July 2019-September 2021 – Secretary of State for International Trade and President of the Board of Trade
September 2019 – Is appointed minister for women and equalities.
December 2019 – Is appointed chief post-Brexit negotiator with the EU, tasked with settling the Northern Ireland protocol.
September 15, 2021 – Is appointed foreign secretary.
May 17, 2022 – In a statement delivered to the House of Commons, Truss announces she will introduce legislation to make changes to the Northern Ireland Protocol, a portion of Britain’s withdrawal agreement from the EU.
September 5, 2022 – Is elected leader of the Conservative Party.

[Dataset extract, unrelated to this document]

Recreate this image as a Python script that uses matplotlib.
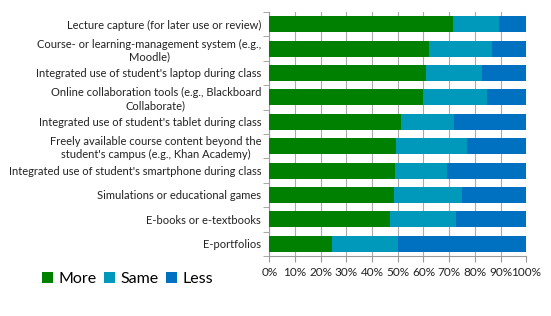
import matplotlib.pyplot as plt
import numpy as np
from matplotlib.ticker import FixedLocator, PercentFormatter

categories = [
    'Lecture capture (for later use or review)',
    'Course- or learning-management system (e.g.,\nMoodle)',
    "Integrated use of student's laptop during class",
    'Online collaboration tools (e.g., Blackboard\nCollaborate)',
    "Integrated use of student's tablet during class",
    "Freely available course content beyond the\nstudent's campus (e.g., Khan Academy)",
    "Integrated use of student's smartphone during class",
    'Simulations or educational games',
    'E-books or e-textbooks',
    'E-portfolios',
]
more = [71.5, 62.2, 61.0, 59.8, 51.2, 49.4, 49.0, 48.5, 47.1, 24.3]
same = [18.0, 24.5, 21.7, 25.1, 20.6, 27.5, 20.3, 26.4, 25.5, 25.8]
less = [100 - m - s for m, s in zip(more, same)]

colors = ['#008000', '#0099bb', '#0070c0']
labels = ['More', 'Same', 'Less']


def main():
    plt.rcParams['font.family'] = ['Lato', 'DejaVu Sans']
    fig = plt.figure(figsize=(5.51, 3.16), dpi=100)
    ax = fig.add_axes([0.489, 0.19, 0.466, 0.772])

    y = np.arange(len(categories))
    left = np.zeros(len(categories))
    for vals, c, lab in zip([more, same, less], colors, labels):
        ax.barh(y, vals, left=left, height=0.66, color=c, label=lab, zorder=3)
        left += np.array(vals)

    ax.set_xlim(0, 100)
    ax.set_ylim(len(categories) - 0.5, -0.5)
    ax.set_xticks(np.arange(0, 101, 10))
    ax.xaxis.set_major_formatter(PercentFormatter(decimals=0))
    ax.set_yticks(y)
    ax.set_yticklabels(categories, fontsize=8, color='#222222')
    ax.yaxis.set_minor_locator(FixedLocator(np.arange(-0.5, len(categories), 1)))
    ax.tick_params(axis='y', which='major', length=0, pad=6)
    ax.tick_params(axis='y', which='minor', length=4, color='#999999')
    ax.tick_params(axis='x', length=4, color='#999999', labelsize=8.5,
                   labelcolor='#222222', pad=4)
    for lab in ax.get_yticklabels():
        lab.set_horizontalalignment('right')
        lab.set_multialignment('center')

    ax.grid(axis='x', color='#aaaaaa', linewidth=0.8, zorder=0)
    for s in ['top', 'right']:
        ax.spines[s].set_visible(False)
    ax.spines['left'].set_color('#999999')
    ax.spines['bottom'].set_color('#999999')

    fig.legend(loc='lower left', bbox_to_anchor=(0.062, 0.07), ncol=3,
               frameon=False, fontsize=11.5, handlelength=0.7, handleheight=0.7,
               handletextpad=0.3, columnspacing=0.5, borderpad=0)

    fig.savefig('out.png', dpi=100)


if __name__ == '__main__':
    main()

In her victory speech, Truss promises a “bold plan” to cut taxes and build economic growth.
September 20-21, 2022 – In her first foreign trip as prime minister, Truss meets with foreign leaders at the United Nations General Assembly, including US President Joe Biden and French President Emmanuel Macron.
September 23, 2022 – Truss’ government announces sweeping tax cuts which would wipe £45 billion ($50 billion) off government revenues over the next five years, representing the largest cuts in 50 years.
October 3, 2022 – Truss cancels her plan to slash the top rate of income tax, after a rebellion among lawmakers and a week of financial and economic turmoil.
October 14, 2022 – Truss says she is scrapping plans to reverse a rise in business taxes, a move that will save £18 billion ($20 billion), after a revolt by investors and members of her own Conservative Party worried about the impact of soaring government borrowing at a time of decades-high inflation. Truss also fires finance minister Kwasi Kwarteng.
October 20, 2022 – Truss announces her intention to resign just six weeks into her term after a growing number of her own Conservative Party’s lawmakers say they cannot support her any longer. She will remain prime minister until her successor is chosen.